▸ DATASET CONTENT

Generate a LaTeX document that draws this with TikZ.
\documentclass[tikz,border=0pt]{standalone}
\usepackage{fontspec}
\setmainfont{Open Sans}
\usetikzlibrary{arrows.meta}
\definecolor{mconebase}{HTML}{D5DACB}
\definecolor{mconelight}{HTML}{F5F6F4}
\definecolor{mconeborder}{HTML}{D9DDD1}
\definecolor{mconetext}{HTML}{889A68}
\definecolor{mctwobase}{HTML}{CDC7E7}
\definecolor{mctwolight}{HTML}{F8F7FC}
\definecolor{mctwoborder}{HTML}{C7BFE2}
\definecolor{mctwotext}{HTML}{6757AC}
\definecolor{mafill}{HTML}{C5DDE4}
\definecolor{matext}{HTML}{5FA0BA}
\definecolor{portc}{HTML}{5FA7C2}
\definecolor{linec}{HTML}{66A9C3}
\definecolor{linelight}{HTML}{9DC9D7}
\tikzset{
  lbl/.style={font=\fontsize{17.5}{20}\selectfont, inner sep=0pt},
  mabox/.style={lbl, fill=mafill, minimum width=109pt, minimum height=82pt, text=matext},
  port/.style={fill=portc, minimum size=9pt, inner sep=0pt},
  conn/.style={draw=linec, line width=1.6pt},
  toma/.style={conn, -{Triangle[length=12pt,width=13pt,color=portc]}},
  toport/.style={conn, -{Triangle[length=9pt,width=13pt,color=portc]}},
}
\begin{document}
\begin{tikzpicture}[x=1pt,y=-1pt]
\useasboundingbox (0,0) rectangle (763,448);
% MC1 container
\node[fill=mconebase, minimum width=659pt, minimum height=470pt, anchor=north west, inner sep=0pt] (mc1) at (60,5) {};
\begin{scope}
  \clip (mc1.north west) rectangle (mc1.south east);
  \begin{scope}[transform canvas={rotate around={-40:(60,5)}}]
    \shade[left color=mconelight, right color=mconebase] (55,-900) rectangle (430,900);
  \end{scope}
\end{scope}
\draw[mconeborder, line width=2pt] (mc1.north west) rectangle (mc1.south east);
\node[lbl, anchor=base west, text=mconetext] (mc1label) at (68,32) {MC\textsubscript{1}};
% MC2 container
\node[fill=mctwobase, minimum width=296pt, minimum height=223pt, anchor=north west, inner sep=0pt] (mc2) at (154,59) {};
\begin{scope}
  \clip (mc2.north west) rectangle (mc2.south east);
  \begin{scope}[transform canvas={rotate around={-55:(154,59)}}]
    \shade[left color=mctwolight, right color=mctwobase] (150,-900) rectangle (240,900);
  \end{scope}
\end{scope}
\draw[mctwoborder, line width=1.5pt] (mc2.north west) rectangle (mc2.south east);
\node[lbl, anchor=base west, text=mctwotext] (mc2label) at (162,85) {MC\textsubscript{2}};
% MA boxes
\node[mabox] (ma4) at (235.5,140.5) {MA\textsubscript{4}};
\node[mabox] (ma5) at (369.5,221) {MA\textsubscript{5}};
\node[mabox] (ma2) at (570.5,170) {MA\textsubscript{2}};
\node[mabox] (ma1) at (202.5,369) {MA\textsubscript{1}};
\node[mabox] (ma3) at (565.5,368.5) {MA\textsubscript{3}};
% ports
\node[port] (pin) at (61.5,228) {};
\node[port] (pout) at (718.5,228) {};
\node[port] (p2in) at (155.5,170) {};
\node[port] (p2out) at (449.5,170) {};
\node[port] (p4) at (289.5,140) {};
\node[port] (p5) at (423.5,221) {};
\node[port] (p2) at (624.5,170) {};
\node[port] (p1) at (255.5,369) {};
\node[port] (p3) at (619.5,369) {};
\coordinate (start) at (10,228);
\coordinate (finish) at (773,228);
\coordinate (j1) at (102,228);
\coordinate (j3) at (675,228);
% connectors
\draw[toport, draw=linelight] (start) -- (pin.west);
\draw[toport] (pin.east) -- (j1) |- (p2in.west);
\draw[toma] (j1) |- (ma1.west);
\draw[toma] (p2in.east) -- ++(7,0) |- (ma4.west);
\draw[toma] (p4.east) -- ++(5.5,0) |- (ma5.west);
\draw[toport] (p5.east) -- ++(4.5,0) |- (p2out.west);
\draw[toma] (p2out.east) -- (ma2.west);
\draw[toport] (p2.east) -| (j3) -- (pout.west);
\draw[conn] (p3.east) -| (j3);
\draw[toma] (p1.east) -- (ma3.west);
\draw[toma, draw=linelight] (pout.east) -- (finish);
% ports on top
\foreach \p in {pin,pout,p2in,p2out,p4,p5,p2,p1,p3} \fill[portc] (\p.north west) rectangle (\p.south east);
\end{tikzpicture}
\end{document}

▸ EXERCISE DETAILS
Print the whole listing exactly as it is.

▸ THE RESULT
Generate a LaTeX document that draws this with TikZ.
\documentclass[tikz,border=0pt]{standalone}
\usepackage{fontspec}
\setmainfont{Open Sans}
\usetikzlibrary{arrows.meta}
\definecolor{mconebase}{HTML}{D5DACB}
\definecolor{mconelight}{HTML}{F5F6F4}
\definecolor{mconeborder}{HTML}{D9DDD1}
\definecolor{mconetext}{HTML}{889A68}
\definecolor{mctwobase}{HTML}{CDC7E7}
\definecolor{mctwolight}{HTML}{F8F7FC}
\definecolor{mctwoborder}{HTML}{C7BFE2}
\definecolor{mctwotext}{HTML}{6757AC}
\definecolor{mafill}{HTML}{C5DDE4}
\definecolor{matext}{HTML}{5FA0BA}
\definecolor{portc}{HTML}{5FA7C2}
\definecolor{linec}{HTML}{66A9C3}
\definecolor{linelight}{HTML}{9DC9D7}
\tikzset{
  lbl/.style={font=\fontsize{17.5}{20}\selectfont, inner sep=0pt},
  mabox/.style={lbl, fill=mafill, minimum width=109pt, minimum height=82pt, text=matext},
  port/.style={fill=portc, minimum size=9pt, inner sep=0pt},
  conn/.style={draw=linec, line width=1.6pt},
  toma/.style={conn, -{Triangle[length=12pt,width=13pt,color=portc]}},
  toport/.style={conn, -{Triangle[length=9pt,width=13pt,color=portc]}},
}
\begin{document}
\begin{tikzpicture}[x=1pt,y=-1pt]
\useasboundingbox (0,0) rectangle (763,448);
% MC1 container
\node[fill=mconebase, minimum width=659pt, minimum height=470pt, anchor=north west, inner sep=0pt] (mc1) at (60,5) {};
\begin{scope}
  \clip (mc1.north west) rectangle (mc1.south east);
  \begin{scope}[transform canvas={rotate around={-40:(60,5)}}]
    \shade[left color=mconelight, right color=mconebase] (55,-900) rectangle (430,900);
  \end{scope}
\end{scope}
\draw[mconeborder, line width=2pt] (mc1.north west) rectangle (mc1.south east);
\node[lbl, anchor=base west, text=mconetext] (mc1label) at (68,32) {MC\textsubscript{1}};
% MC2 container
\node[fill=mctwobase, minimum width=296pt, minimum height=223pt, anchor=north west, inner sep=0pt] (mc2) at (154,59) {};
\begin{scope}
  \clip (mc2.north west) rectangle (mc2.south east);
  \begin{scope}[transform canvas={rotate around={-55:(154,59)}}]
    \shade[left color=mctwolight, right color=mctwobase] (150,-900) rectangle (240,900);
  \end{scope}
\end{scope}
\draw[mctwoborder, line width=1.5pt] (mc2.north west) rectangle (mc2.south east);
\node[lbl, anchor=base west, text=mctwotext] (mc2label) at (162,85) {MC\textsubscript{2}};
% MA boxes
\node[mabox] (ma4) at (235.5,140.5) {MA\textsubscript{4}};
\node[mabox] (ma5) at (369.5,221) {MA\textsubscript{5}};
\node[mabox] (ma2) at (570.5,170) {MA\textsubscript{2}};
\node[mabox] (ma1) at (202.5,369) {MA\textsubscript{1}};
\node[mabox] (ma3) at (565.5,368.5) {MA\textsubscript{3}};
% ports
\node[port] (pin) at (61.5,228) {};
\node[port] (pout) at (718.5,228) {};
\node[port] (p2in) at (155.5,170) {};
\node[port] (p2out) at (449.5,170) {};
\node[port] (p4) at (289.5,140) {};
\node[port] (p5) at (423.5,221) {};
\node[port] (p2) at (624.5,170) {};
\node[port] (p1) at (255.5,369) {};
\node[port] (p3) at (619.5,369) {};
\coordinate (start) at (10,228);
\coordinate (finish) at (773,228);
\coordinate (j1) at (102,228);
\coordinate (j3) at (675,228);
% connectors
\draw[toport, draw=linelight] (start) -- (pin.west);
\draw[toport] (pin.east) -- (j1) |- (p2in.west);
\draw[toma] (j1) |- (ma1.west);
\draw[toma] (p2in.east) -- ++(7,0) |- (ma4.west);
\draw[toma] (p4.east) -- ++(5.5,0) |- (ma5.west);
\draw[toport] (p5.east) -- ++(4.5,0) |- (p2out.west);
\draw[toma] (p2out.east) -- (ma2.west);
\draw[toport] (p2.east) -| (j3) -- (pout.west);
\draw[conn] (p3.east) -| (j3);
\draw[toma] (p1.east) -- (ma3.west);
\draw[toma, draw=linelight] (pout.east) -- (finish);
% ports on top
\foreach \p in {pin,pout,p2in,p2out,p4,p5,p2,p1,p3} \fill[portc] (\p.north west) rectangle (\p.south east);
\end{tikzpicture}
\end{document}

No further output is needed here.